“Entró
también el otro discípulo, el que había llegado primero al sepulcro; vio y
creyó. Pues hasta entonces no habían entendido la Escritura: que él había de
resucitar de entre los muertos”. El evangelista san Juan ha
recordado como los apóstoles Pedro y Juan, alertados por María Magdalena, corrieron
al sepulcro de Jesús para cerciorarse por sí mismos de que allí algo había
sucedido. Aquellos hombres que acompañaron al Maestro mientras predicaba el
mensaje del Reino, habían quedado desconcertados ante la terrible muerte de
Jesús en la cruz. En aquella mañana de Pascua es fácil imaginar la tristeza y
el desánimo de aquellos hombres, cuyas esperanzas puestas en su amado Maestro
se habían derrumbado estrepitosamente. ¿Quién de nosotros no ha vivido alguna
que otra vez situaciones parecidas ante algo que se derrumba?
El aviso de María
Magdalena despiertó a los dos apóstoles de sus tristes pensamientos. Unas
palabras bastan para que Pedro deje de atormentarse por sus negaciones y Juan
venza su sensibilidad herida por los acontecimientos vividos al pie de la cruz.
El rescoldo, aunque cubierto de ceniza, no está apagado. Basta una bocanada de
aire fresco y la llamita aparece, dispuesta a provocar un incendio. Y aquellos
hombres, serios y graves, no dudan en ponerse a correr. Pero cuando llegan al
lugar encuentran sólo un sepulcro vacío y unas vendas por el suelo. Poco, muy
poco es lo que encuentran. Sin
embargo, este poco basta para que el evangelista pueda decir decididamente: “Vio
y creyó”. Lo poco que ven les permite dar un paso enorme, que queda resumido en
las palabras del evangelista: “Pues hasta entonces no habían entendido la
Escritura: que él había de resucitar de entre los muertos”.
De las palabras de María
Magdalena se deduce que estaba que alguien se había llevado el cuerpo. Pero ese
alguien no se habría entretenido en quitar las vendas y el sudario para dejarlos
donde estaban cuando cumplían su misión adheridos al cuerpo sin vida. A los dos
apóstoles se les abren los ojos del espíritu, ven más allá de aquellos pobres y
mudos lienzos, y en su corazón no dudan en proclamar: ¡El Señor ha resucitado
verdaderamente! La consecuencia: el débil y miedoso Pedro no dudará en afirmar:
“Nosotros somos testigos de todo lo que hizo. Lo mataron colgándole de un
madero, pero Dios lo resucitó al tercer día y nos lo hizo ver. Nos encargó
predicar al pueblo que los que creen en él reciben, por su nombre el perdón de
los pecados”. Y cuando las autoridades de Israel intentan hacerle callar,
exclama: “¿Puede aprobar Dios que os obedezcamos a vosotros en vez de a él?
Juzgadlo vosotros.”
Y en Juan, toda la ternura que hirió su
corazón mientras veía morir a quien le amaba de verdad, se convirtió en mensaje
dicho y repetido hasta la saciedad: “En esto se manifestó el amor que Dios nos
tiene: en que Dios envió al mundo a su Hijo único para que vivamos por medio de
él. Si Dios nos amó de esta manera, también nosotros debemos amarnos unos a
otros. Nosotros hemos conocido el amor que Dios nos tiene y hemos creído en él”.

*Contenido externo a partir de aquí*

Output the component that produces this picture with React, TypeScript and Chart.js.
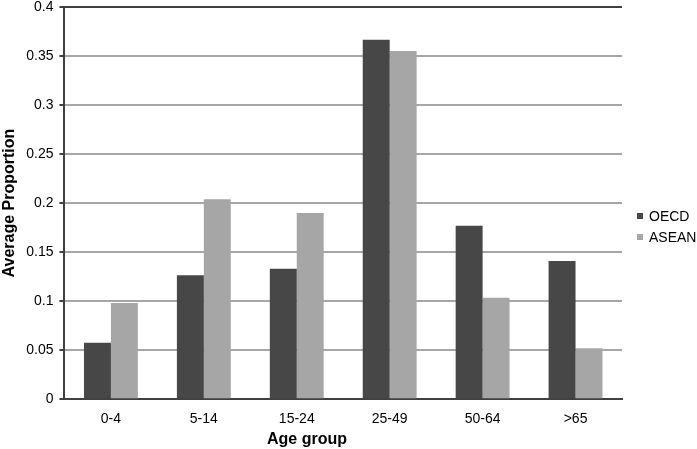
import React, { useEffect, useRef } from "react";
import { Chart, registerables } from "chart.js";

Chart.register(...registerables);

const categories = ["0-4", "5-14", "15-24", "25-49", "50-64", ">65"];
const oecdValues = [0.0575, 0.1265, 0.133, 0.3665, 0.177, 0.141];
const aseanValues = [0.098, 0.204, 0.19, 0.355, 0.1035, 0.052];
const seriesNames = ["OECD", "ASEAN"];
const seriesColors = ["#474747", "#a6a6a6"];
const xTitle = "Age group";
const yTitle = "Average Proportion";

const FONT = "'Liberation Sans', Arial, sans-serif";

const sidePlugin = {
  id: "sideLegendAndTitle",
  afterDraw(chart: any) {
    const ctx = chart.ctx;
    const area = chart.chartArea;
    ctx.save();
    ctx.font = `14px ${FONT}`;
    ctx.textBaseline = "middle";
    ctx.textAlign = "left";
    chart.data.datasets.forEach((ds: any, i: number) => {
      const y = 216 + i * 21;
      ctx.fillStyle = ds.backgroundColor;
      ctx.fillRect(area.right + 15, y - 3, 6, 6);
      ctx.fillStyle = "#000";
      ctx.fillText(ds.label, area.right + 27, y + 1);
    });
    ctx.font = `bold 16px ${FONT}`;
    ctx.textAlign = "center";
    ctx.textBaseline = "middle";
    ctx.fillStyle = "#000";
    ctx.fillText(xTitle, 307, 440);
    ctx.restore();
  },
};

export default function App() {
  const ref = useRef<HTMLCanvasElement | null>(null);
  useEffect(() => {
    if (!ref.current) return;
    const chart = new Chart(ref.current, {
      type: "bar",
      data: {
        labels: categories,
        datasets: [
          {
            label: seriesNames[0],
            data: oecdValues,
            backgroundColor: seriesColors[0],
            categoryPercentage: 0.58,
            barPercentage: 1,
          },
          {
            label: seriesNames[1],
            data: aseanValues,
            backgroundColor: seriesColors[1],
            categoryPercentage: 0.58,
            barPercentage: 1,
          },
        ],
      },
      plugins: [sidePlugin],
      options: {
        responsive: false,
        animation: false,
        layout: { padding: { top: 7, left: 0, right: 75, bottom: 9 } },
        plugins: {
          tooltip: { enabled: false },
          legend: { display: false },
        },
        scales: {
          x: {
            grid: { display: false, drawTicks: false },
            border: { display: true, color: "#404040", width: 2 },
            ticks: { color: "#000", font: { family: FONT, size: 14 }, padding: 12 },
          },
          y: {
            min: 0,
            max: 0.4,
            afterFit: (s: any) => {
              s.paddingTop = 0;
            },
            ticks: {
              stepSize: 0.05,
              color: "#000",
              font: { family: FONT, size: 14 },
              padding: 6,
              callback: (v: any) => parseFloat(Number(v).toFixed(2)).toString(),
            },
            grid: {
              color: (c: any) => (c.tick && Math.abs(c.tick.value - 0.4) < 1e-6 ? "#404040" : "#a6a6a6"),
              lineWidth: 2,
              tickColor: "#404040",
              tickLength: 5,
            },
            border: { display: true, color: "#404040", width: 2 },
            title: {
              display: true,
              text: yTitle,
              color: "#000",
              font: { family: FONT, size: 16, weight: "bold" },
              padding: { top: 0, bottom: 1 },
            },
          },
        },
      },
    });
    return () => chart.destroy();
  }, []);
  return (
    <div style={{ position: "absolute", left: 0, top: 0, width: 697, height: 449, background: "#fff" }}>
      <canvas ref={ref} width={697} height={449} />
    </div>
  );
}
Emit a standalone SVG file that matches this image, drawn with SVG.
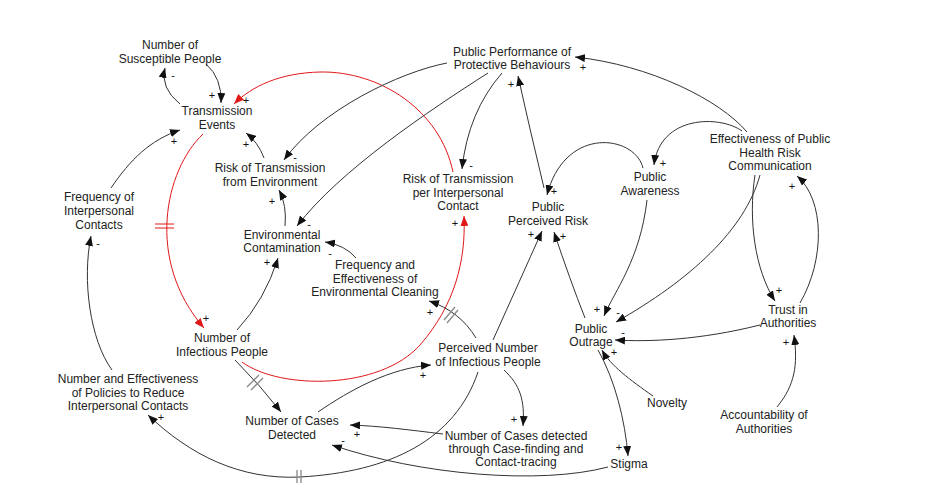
<svg xmlns="http://www.w3.org/2000/svg" width="937" height="494" viewBox="0 0 937 494">
<defs>
<marker id="ah" markerUnits="userSpaceOnUse" markerWidth="10" markerHeight="8" refX="10" refY="4" orient="auto"><path d="M0,0 L10,4 L0,8 z" fill="#111"/></marker>
<marker id="ahr" markerUnits="userSpaceOnUse" markerWidth="10" markerHeight="8" refX="10" refY="4" orient="auto"><path d="M0,0 L10,4 L0,8 z" fill="#e01818"/></marker>
</defs>
<style>
.n{font-family:"Liberation Sans",Arial,sans-serif;font-size:12px;fill:#222;text-anchor:middle}
.p{font-family:"Liberation Sans",Arial,sans-serif;font-size:11px;fill:#111;text-anchor:middle}
.l{fill:none;stroke:#333;stroke-width:1;marker-end:url(#ah)}
.r{fill:none;stroke:#e01818;stroke-width:1;marker-end:url(#ahr)}
.d{stroke:#888;stroke-width:1.3;fill:none}
.dr{stroke:#e01818;stroke-width:1;fill:none}
</style>
<rect width="937" height="494" fill="#fff"/>
<g id="connectors">
<path class="l" d="M180,104 Q160,88 165,68"/>
<path class="l" d="M206,64 Q222,78 221,103"/>
<path class="r" d="M453,172 C440,110 380,71 320,72 C280,73 252,86 234,104"/>
<path class="r" d="M203,134 C165,170 145,260 204,328"/>
<path class="dr" d="M155,224 H174 M155,228 H174"/>
<path class="r" d="M242,362 C280,390 380,390 420,345 C455,305 466,260 464,216"/>
<path class="l" d="M237,330 Q265,300 278,258"/>
<path class="l" d="M285,226 Q287,205 279,190"/>
<path class="l" d="M264,158 Q258,142 246,133"/>
<path class="l" d="M447,63 C400,72 320,110 284,160"/>
<path class="l" d="M488,73 C430,110 340,170 297,226"/>
<path class="l" d="M502,73 Q468,112 462,169"/>
<path class="l" d="M544,188 Q530,130 518,76"/>
<path class="l" d="M643,168 C635,135 565,125 547,195"/>
<path class="l" d="M747,132 C720,100 650,65 575,57"/>
<path class="l" d="M742,131 C720,115 660,115 654,165"/>
<path class="l" d="M647,200 C640,260 615,290 604,316"/>
<path class="l" d="M760,175 C745,230 690,280 616,322"/>
<path class="l" d="M755,175 C748,220 755,270 775,301"/>
<path class="l" d="M800,303 C825,260 825,200 797,176"/>
<path class="l" d="M760,325 C700,340 650,342 615,340"/>
<path class="l" d="M777,407 C795,385 798,365 794,335"/>
<path class="l" d="M653,396 C630,380 610,365 602,350"/>
<path class="l" d="M598,350 C615,380 625,420 628,456"/>
<path class="l" d="M585,318 Q570,280 554,232"/>
<path class="l" d="M493,340 Q520,280 542,231"/>
<path class="l" d="M476,338 C465,320 450,308 429,301"/>
<path class="d" d="M444,320 L455,307 M447,323 L458,310"/>
<path class="l" d="M356,258 Q345,245 325,242"/>
<path class="l" d="M318,412 C350,390 390,368 431,365"/>
<path class="l" d="M504,370 C520,385 525,400 523,426"/>
<path class="l" d="M443,434 C410,430 380,426 350,425"/>
<path class="l" d="M608,467 C540,485 420,475 332,445"/>
<path class="l" d="M478,372 C455,440 390,472 300,477 C240,480 190,455 148,415"/>
<path class="d" d="M297,470 V483 M301,470 V483"/>
<path class="l" d="M112,370 C90,340 82,280 91,236"/>
<path class="l" d="M111,188 C130,160 150,140 180,130"/>
<path class="l" d="M235,360 Q260,385 281,412"/>
<path class="d" d="M247,387 L259,375 M251,390 L263,378"/>
</g>
<g id="polarities">
<text class="p" x="173" y="79">-</text>
<text class="p" x="212" y="99">+</text>
<text class="p" x="246" y="104">+</text>
<text class="p" x="206" y="322">+</text>
<text class="p" x="455" y="227">+</text>
<text class="p" x="267" y="266">+</text>
<text class="p" x="272" y="205">+</text>
<text class="p" x="246" y="148">+</text>
<text class="p" x="295" y="161">-</text>
<text class="p" x="309" y="228">-</text>
<text class="p" x="471" y="169">-</text>
<text class="p" x="511" y="88">+</text>
<text class="p" x="554" y="195">+</text>
<text class="p" x="583" y="71">+</text>
<text class="p" x="663" y="167">+</text>
<text class="p" x="597" y="313">+</text>
<text class="p" x="618" y="316">-</text>
<text class="p" x="779" y="294">+</text>
<text class="p" x="792" y="190">+</text>
<text class="p" x="623" y="336">-</text>
<text class="p" x="786" y="346">+</text>
<text class="p" x="614" y="356">+</text>
<text class="p" x="619" y="451">+</text>
<text class="p" x="563" y="240">+</text>
<text class="p" x="531" y="238">+</text>
<text class="p" x="430" y="316">+</text>
<text class="p" x="330" y="257">-</text>
<text class="p" x="423" y="379">+</text>
<text class="p" x="514" y="423">+</text>
<text class="p" x="357" y="438">+</text>
<text class="p" x="343" y="444">-</text>
<text class="p" x="161" y="421">+</text>
<text class="p" x="98" y="247">-</text>
<text class="p" x="174" y="145">+</text>
</g>
<g id="n-susceptible"><text class="n" x="170" y="49">Number of</text><text class="n" x="170" y="63">Susceptible People</text></g>
<g id="n-transmission"><text class="n" x="217" y="115">Transmission</text><text class="n" x="217" y="129">Events</text></g>
<g id="n-freq-contacts"><text class="n" x="99" y="201">Frequency of</text><text class="n" x="99" y="215">Interpersonal</text><text class="n" x="99" y="229">Contacts</text></g>
<g id="n-risk-env"><text class="n" x="270" y="172">Risk of Transmission</text><text class="n" x="270" y="186">from Environment</text></g>
<g id="n-env-contam"><text class="n" x="282" y="239">Environmental</text><text class="n" x="282" y="252">Contamination</text></g>
<g id="n-cleaning"><text class="n" x="375" y="269">Frequency and</text><text class="n" x="375" y="283">Effectiveness of</text><text class="n" x="375" y="296">Environmental Cleaning</text></g>
<g id="n-infectious"><text class="n" x="222" y="342">Number of</text><text class="n" x="222" y="356">Infectious People</text></g>
<g id="n-risk-contact"><text class="n" x="458" y="183">Risk of Transmission</text><text class="n" x="458" y="197">per Interpersonal</text><text class="n" x="458" y="210">Contact</text></g>
<g id="n-performance"><text class="n" x="512" y="56">Public Performance of</text><text class="n" x="512" y="69">Protective Behaviours</text></g>
<g id="n-perceived-risk"><text class="n" x="548" y="211">Public</text><text class="n" x="548" y="225">Perceived Risk</text></g>
<g id="n-awareness"><text class="n" x="650" y="181">Public</text><text class="n" x="650" y="195">Awareness</text></g>
<g id="n-communication"><text class="n" x="770" y="143">Effectiveness of Public</text><text class="n" x="770" y="157">Health Risk</text><text class="n" x="770" y="170">Communication</text></g>
<g id="n-trust"><text class="n" x="788" y="314">Trust in</text><text class="n" x="788" y="327">Authorities</text></g>
<g id="n-outrage"><text class="n" x="591" y="333">Public</text><text class="n" x="591" y="346">Outrage</text></g>
<g id="n-novelty"><text class="n" x="667" y="407">Novelty</text></g>
<g id="n-accountability"><text class="n" x="764" y="419">Accountability of</text><text class="n" x="764" y="433">Authorities</text></g>
<g id="n-stigma"><text class="n" x="629" y="468">Stigma</text></g>
<g id="n-case-finding"><text class="n" x="516" y="440">Number of Cases detected</text><text class="n" x="516" y="453">through Case-finding and</text><text class="n" x="516" y="466">Contact-tracing</text></g>
<g id="n-perceived-number"><text class="n" x="488" y="352">Perceived Number</text><text class="n" x="488" y="366">of Infectious People</text></g>
<g id="n-cases-detected"><text class="n" x="292" y="425">Number of Cases</text><text class="n" x="292" y="439">Detected</text></g>
<g id="n-policies"><text class="n" x="128" y="383">Number and Effectiveness</text><text class="n" x="128" y="397">of Policies to Reduce</text><text class="n" x="128" y="410">Interpersonal Contacts</text></g>
</svg>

A Pedro y a Juan la experiencia vivida
junto al sepulcro les transforma. Desde ahora ya no mirarán hacia atrás. Su
correr hacia el sepulcro se convierte en carrera rápida y decidida. Unas
palabras de Pablo se pueden aplicar a ellos: “Continuo mi carrera por si
consigo alcanzarlo, habiendo sido yo mismo alcanzado por Cristo Jesús. Olvido
lo que dejé atrás y me lanzo a lo que está por delante, corriendo hacia la
meta, que es Cristo”. Que el ejemplo de los apóstoles que ha evocado este evangelio
que acabamos de proclamar en nuestra celebración de la Pascua, reavive nuestra
fe, fortalezca nuestra voluntad y nos haga conscientes de nuestra condición de
testigos de la Resurrección, que, desde nuestro bautismo y confirmación,
configura nuestra condición de cristianos, de discípulos del Señor resucitado.